Filter the records below for the word "this". Copy each line that holds it.

:::

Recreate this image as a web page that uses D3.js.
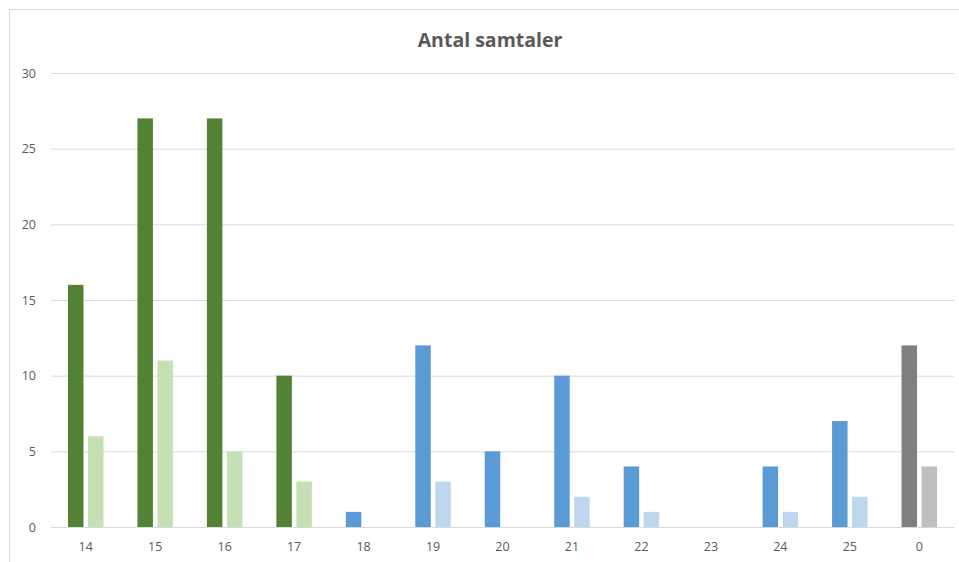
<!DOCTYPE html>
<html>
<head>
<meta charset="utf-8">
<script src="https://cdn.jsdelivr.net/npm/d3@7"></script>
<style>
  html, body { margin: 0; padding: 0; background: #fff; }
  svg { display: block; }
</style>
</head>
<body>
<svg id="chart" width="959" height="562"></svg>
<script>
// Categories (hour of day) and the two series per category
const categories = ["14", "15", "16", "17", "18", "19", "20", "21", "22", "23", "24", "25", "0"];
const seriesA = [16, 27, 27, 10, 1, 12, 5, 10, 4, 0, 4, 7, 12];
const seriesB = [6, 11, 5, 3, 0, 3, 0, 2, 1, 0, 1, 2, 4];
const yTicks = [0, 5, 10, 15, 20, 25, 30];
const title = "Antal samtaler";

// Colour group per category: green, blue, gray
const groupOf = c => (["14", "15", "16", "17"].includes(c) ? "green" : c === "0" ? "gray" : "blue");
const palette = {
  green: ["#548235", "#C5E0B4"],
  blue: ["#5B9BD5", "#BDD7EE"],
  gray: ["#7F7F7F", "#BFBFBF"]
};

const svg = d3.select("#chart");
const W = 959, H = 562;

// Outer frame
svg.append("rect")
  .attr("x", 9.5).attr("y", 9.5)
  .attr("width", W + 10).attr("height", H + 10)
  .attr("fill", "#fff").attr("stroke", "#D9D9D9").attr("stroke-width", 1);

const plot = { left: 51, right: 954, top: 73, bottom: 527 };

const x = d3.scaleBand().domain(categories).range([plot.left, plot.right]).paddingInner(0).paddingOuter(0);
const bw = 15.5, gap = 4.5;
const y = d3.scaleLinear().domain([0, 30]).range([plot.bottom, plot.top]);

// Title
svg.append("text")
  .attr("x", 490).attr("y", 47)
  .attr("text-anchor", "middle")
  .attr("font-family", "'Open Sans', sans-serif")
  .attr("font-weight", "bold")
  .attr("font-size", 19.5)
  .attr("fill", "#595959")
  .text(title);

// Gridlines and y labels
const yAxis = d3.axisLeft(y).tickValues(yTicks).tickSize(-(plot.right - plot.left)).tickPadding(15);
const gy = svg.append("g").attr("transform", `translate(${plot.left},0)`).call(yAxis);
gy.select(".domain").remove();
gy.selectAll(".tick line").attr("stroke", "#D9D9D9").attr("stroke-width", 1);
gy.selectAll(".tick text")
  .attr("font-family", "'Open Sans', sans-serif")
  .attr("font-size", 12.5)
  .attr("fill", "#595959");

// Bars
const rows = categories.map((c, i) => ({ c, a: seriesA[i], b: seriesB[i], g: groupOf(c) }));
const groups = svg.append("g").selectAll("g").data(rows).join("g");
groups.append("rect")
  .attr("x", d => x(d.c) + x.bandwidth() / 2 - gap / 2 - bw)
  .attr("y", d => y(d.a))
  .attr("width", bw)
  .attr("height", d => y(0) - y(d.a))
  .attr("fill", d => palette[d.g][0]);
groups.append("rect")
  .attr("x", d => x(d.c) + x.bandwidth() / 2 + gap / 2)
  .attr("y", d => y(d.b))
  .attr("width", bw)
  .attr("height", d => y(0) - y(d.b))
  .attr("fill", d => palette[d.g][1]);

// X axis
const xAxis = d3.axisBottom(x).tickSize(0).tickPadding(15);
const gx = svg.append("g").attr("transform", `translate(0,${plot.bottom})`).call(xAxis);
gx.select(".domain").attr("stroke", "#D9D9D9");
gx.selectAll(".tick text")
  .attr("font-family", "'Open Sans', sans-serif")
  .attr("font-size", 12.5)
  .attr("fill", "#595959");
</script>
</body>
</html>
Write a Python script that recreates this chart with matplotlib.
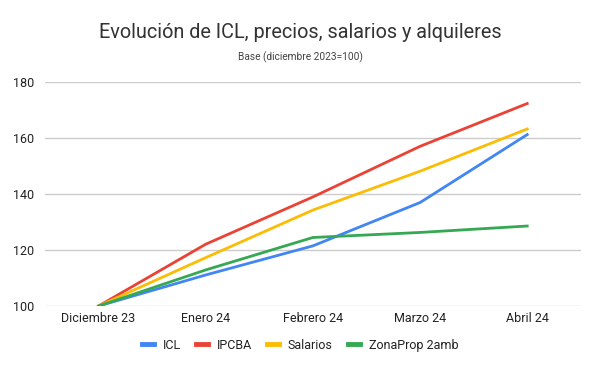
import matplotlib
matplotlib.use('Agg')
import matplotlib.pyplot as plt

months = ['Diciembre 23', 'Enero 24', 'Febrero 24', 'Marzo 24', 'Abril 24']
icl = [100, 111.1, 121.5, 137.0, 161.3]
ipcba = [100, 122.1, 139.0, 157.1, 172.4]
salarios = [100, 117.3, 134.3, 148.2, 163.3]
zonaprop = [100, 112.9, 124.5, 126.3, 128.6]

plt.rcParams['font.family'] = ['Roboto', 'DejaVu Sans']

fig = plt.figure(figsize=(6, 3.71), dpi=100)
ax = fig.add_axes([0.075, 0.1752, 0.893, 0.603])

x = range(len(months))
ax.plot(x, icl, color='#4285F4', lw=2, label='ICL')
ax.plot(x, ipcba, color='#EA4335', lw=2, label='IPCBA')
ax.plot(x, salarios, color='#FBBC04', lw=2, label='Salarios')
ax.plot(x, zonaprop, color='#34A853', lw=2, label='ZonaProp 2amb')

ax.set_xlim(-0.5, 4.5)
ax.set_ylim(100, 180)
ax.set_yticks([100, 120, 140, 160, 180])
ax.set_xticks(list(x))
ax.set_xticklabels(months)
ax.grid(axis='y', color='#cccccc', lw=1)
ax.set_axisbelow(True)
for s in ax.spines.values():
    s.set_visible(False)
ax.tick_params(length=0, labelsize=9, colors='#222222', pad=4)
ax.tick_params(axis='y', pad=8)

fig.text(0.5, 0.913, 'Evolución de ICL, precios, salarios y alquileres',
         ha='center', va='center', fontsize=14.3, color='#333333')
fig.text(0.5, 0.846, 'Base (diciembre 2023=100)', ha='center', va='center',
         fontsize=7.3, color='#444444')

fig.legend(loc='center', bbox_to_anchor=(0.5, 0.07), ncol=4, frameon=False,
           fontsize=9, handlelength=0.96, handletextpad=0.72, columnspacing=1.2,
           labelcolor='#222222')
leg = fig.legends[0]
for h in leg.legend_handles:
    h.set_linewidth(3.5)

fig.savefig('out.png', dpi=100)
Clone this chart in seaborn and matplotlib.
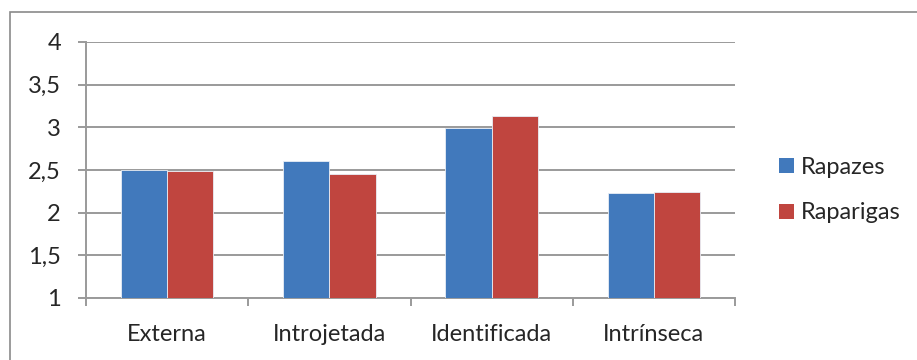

:::

Complete output:
Recreate this image as a web page that uses D3.js.
Write a Python script that recreates this chart with matplotlib.
Clone this chart in seaborn and matplotlib.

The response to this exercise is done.